*Written instruction*: The material below has pictures in it. Set down only the lines from the line containing "Clone this chart in React, TypeScript" through the line containing "const yTickLabelsB = ['7.0', '7.2', '7.4', '7.6', '7.8', '8.0'];", word for word, and leave the pictures behind.

*Data section*:
******

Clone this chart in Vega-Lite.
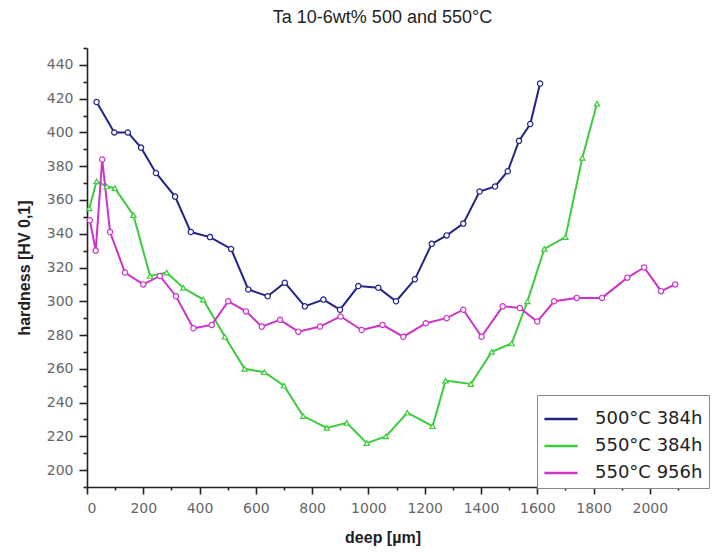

******

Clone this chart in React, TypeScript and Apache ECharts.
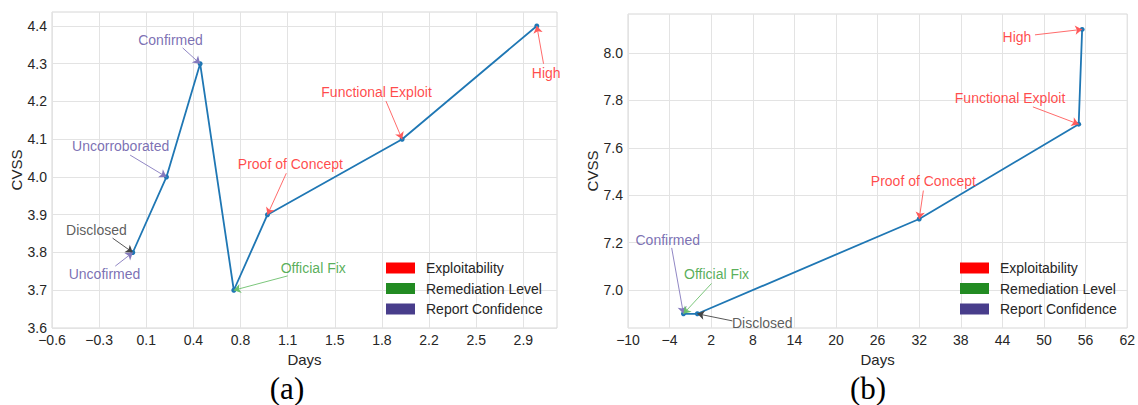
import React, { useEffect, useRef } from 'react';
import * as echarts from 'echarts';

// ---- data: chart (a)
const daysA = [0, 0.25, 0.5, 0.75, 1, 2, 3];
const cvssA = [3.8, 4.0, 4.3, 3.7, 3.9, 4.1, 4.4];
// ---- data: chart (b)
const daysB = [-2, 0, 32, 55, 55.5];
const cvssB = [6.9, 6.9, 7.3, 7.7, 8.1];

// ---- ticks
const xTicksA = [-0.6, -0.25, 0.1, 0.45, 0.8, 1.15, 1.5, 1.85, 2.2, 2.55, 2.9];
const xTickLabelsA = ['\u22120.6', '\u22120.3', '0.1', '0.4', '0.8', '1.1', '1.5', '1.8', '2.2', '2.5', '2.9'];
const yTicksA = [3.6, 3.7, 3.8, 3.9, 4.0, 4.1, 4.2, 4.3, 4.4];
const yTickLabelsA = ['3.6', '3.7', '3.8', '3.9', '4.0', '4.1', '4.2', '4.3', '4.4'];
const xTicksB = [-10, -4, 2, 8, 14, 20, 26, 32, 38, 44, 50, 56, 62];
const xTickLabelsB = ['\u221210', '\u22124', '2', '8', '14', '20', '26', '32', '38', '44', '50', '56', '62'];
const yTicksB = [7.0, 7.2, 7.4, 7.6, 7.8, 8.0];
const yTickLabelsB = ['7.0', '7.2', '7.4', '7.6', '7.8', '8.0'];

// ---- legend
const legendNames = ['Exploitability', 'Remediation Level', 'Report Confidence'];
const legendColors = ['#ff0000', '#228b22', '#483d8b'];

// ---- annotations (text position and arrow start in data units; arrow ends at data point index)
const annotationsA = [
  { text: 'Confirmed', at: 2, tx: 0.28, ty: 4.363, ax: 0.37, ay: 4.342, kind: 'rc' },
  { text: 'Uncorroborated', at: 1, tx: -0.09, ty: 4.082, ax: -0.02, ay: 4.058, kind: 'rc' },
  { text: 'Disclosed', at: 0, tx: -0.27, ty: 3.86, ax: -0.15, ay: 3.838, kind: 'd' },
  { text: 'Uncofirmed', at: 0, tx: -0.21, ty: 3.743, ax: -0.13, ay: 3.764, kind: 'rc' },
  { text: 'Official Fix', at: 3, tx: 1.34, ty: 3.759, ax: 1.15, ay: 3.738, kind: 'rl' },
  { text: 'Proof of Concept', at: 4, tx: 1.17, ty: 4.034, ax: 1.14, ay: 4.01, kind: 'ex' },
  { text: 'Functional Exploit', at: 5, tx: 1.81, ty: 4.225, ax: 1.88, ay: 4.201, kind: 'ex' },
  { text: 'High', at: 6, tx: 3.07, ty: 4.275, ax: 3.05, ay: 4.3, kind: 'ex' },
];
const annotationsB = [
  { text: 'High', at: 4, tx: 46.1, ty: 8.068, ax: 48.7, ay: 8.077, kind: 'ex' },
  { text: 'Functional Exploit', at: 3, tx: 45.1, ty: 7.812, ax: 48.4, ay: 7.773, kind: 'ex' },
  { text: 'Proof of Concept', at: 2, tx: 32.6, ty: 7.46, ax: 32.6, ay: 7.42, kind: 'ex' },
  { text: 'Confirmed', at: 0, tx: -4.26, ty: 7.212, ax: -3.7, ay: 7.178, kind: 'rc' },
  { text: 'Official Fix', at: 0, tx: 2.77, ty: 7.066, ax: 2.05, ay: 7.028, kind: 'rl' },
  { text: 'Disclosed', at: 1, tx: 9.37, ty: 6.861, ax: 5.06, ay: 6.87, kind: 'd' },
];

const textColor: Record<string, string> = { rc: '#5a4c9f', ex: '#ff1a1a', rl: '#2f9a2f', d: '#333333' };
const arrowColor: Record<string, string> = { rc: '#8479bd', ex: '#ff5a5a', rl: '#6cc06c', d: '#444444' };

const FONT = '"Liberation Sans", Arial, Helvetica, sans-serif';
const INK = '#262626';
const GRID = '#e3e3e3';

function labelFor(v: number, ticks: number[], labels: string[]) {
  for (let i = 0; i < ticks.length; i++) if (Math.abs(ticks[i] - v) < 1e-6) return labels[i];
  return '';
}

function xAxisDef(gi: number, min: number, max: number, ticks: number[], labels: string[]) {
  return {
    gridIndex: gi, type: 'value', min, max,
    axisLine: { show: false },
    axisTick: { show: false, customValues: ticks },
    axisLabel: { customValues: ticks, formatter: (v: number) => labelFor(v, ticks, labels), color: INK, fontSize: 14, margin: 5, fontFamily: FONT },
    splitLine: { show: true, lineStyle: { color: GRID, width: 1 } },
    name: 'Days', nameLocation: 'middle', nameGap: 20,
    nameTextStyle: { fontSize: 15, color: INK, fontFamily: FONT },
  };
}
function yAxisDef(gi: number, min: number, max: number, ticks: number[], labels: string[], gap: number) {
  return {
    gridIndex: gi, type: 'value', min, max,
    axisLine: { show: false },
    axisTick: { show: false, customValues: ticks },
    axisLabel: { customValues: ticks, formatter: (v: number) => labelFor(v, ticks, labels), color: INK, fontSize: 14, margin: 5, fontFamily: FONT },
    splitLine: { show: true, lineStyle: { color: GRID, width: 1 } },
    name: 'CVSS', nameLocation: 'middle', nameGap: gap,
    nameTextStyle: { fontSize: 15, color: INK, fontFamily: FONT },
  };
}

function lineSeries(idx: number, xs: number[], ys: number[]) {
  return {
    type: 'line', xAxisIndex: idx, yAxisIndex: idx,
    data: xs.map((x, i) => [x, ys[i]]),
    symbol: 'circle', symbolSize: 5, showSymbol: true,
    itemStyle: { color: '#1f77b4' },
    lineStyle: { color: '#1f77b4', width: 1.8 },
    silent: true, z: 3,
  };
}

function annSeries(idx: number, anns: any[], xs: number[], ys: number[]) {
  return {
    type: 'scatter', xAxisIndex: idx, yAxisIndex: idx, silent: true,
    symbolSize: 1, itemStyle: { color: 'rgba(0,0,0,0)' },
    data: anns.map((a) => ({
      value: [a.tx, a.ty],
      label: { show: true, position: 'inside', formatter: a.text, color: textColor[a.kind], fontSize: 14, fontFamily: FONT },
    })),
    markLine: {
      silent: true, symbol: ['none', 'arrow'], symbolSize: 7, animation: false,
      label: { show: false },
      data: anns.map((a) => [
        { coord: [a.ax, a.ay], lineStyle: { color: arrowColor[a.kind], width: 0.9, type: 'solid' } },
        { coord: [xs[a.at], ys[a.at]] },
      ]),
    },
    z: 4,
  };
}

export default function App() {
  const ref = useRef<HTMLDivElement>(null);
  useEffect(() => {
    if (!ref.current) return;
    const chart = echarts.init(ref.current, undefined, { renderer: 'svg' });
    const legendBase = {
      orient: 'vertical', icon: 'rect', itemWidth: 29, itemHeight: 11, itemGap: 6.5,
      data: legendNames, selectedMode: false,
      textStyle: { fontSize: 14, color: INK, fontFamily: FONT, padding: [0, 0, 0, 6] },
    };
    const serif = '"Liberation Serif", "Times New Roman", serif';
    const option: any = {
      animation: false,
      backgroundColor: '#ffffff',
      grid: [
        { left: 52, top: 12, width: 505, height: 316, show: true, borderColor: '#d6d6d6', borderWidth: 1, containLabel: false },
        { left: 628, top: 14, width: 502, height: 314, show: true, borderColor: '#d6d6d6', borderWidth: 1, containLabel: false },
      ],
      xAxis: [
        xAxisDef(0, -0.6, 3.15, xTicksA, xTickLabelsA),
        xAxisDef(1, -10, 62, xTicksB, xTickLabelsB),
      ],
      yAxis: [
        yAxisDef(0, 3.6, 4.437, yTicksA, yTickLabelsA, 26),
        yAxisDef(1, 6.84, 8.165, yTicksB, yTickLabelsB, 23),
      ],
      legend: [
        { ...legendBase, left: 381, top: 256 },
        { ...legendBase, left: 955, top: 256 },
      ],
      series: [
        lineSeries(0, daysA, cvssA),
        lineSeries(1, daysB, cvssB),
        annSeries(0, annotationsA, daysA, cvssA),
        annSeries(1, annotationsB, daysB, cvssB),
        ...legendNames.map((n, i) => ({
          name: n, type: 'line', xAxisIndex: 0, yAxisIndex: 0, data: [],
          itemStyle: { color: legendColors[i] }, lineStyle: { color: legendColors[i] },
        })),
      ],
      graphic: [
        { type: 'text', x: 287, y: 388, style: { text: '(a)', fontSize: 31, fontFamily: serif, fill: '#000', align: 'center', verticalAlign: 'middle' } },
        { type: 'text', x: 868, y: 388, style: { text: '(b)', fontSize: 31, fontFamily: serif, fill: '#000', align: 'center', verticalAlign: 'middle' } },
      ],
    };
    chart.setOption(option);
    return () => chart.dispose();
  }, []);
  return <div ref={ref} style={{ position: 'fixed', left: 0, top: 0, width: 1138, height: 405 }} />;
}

******

*Response to the exercise*:
Clone this chart in React, TypeScript and Apache ECharts.
import React, { useEffect, useRef } from 'react';
import * as echarts from 'echarts';

// ---- data: chart (a)
const daysA = [0, 0.25, 0.5, 0.75, 1, 2, 3];
const cvssA = [3.8, 4.0, 4.3, 3.7, 3.9, 4.1, 4.4];
// ---- data: chart (b)
const daysB = [-2, 0, 32, 55, 55.5];
const cvssB = [6.9, 6.9, 7.3, 7.7, 8.1];

// ---- ticks
const xTicksA = [-0.6, -0.25, 0.1, 0.45, 0.8, 1.15, 1.5, 1.85, 2.2, 2.55, 2.9];
const xTickLabelsA = ['\u22120.6', '\u22120.3', '0.1', '0.4', '0.8', '1.1', '1.5', '1.8', '2.2', '2.5', '2.9'];
const yTicksA = [3.6, 3.7, 3.8, 3.9, 4.0, 4.1, 4.2, 4.3, 4.4];
const yTickLabelsA = ['3.6', '3.7', '3.8', '3.9', '4.0', '4.1', '4.2', '4.3', '4.4'];
const xTicksB = [-10, -4, 2, 8, 14, 20, 26, 32, 38, 44, 50, 56, 62];
const xTickLabelsB = ['\u221210', '\u22124', '2', '8', '14', '20', '26', '32', '38', '44', '50', '56', '62'];
const yTicksB = [7.0, 7.2, 7.4, 7.6, 7.8, 8.0];
const yTickLabelsB = ['7.0', '7.2', '7.4', '7.6', '7.8', '8.0'];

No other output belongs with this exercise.